Yesterday, Miss Goodman, rector in the Fulbourn and the Wilbrahams parish in Cambridgeshire, was unrepentant about the sticker and said her detractors should 'get a life'.

'F*** is not a blasphemy, it's a vulgarity, an Old English word,' said Miss Goodman, who is married to Sir Geoffrey Hill, professor of poetry at the University of Oxford.

'My bishop knows I have the sticker on my car, and has no difficulty with it, and I've had the former Archbishop of Canterbury in my car, Rowan Williams, and he didn't raise an eyebrow.'

The parishioner, quoting from James 5:12, had written to the newspaper:

'The Bible says: "But above all do not swear, either by heaven or by earth or by any other oath, but let your yes be yes and your no be no, so that you may not fall under condemnation".'

Miss Goodman said she has no intention of using the F-word in the pulpit. 'The sticker is urging people to just wake up and take notice,' she said.

'The Gospel that I'm preparing to teach on this week is the one where Jesus says he comes not to bring peace but the sword.

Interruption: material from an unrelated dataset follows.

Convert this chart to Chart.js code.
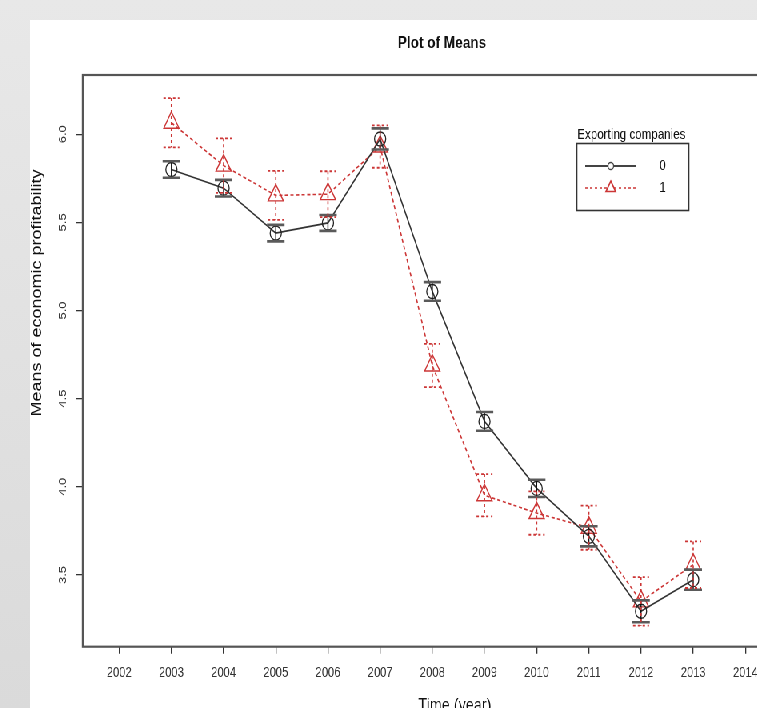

I've never had a complaint about it before. 'I would suggest that anyone who thinks it is inappropriate should get out a little more.

'The important distinction to be made is with taking the name of the Lord in vain and the common vulgarities.

'I wouldn't use language like that in church. But that's why I have it on the back of my car - it's a different context.

'And I would say also that Christ came to save us and not to make us genteel.

'People have a lot of time on their hands right now. I think somebody must have had a lot of energy, animus and busybody-like qualities to photograph this.

'You want to say "for heaven's sake - get a life".'

The Venerable John Beer, Archdeacon of Cambridge, said last night that he saw no problem with the sticker.

He said: 'It sounds like the Rev Alice Goodman has responded in all good conscience to the criticism of this anonymous newspaper reader.

'Christianity has a long tradition of open debate where people can bring their differing views and share their perspectives.'

Miss Goodman is a former chaplain at Trinity College, Cambridge, and wrote the libretti for US composer John Adams's operas Nixon in China and the politically controversial The Death of Klinghoffer, about the murder of a disabled Jewish man by Palestinian terrorists.

Dr Williams's secretary said yesterday that he was on holiday and unavailable for comment.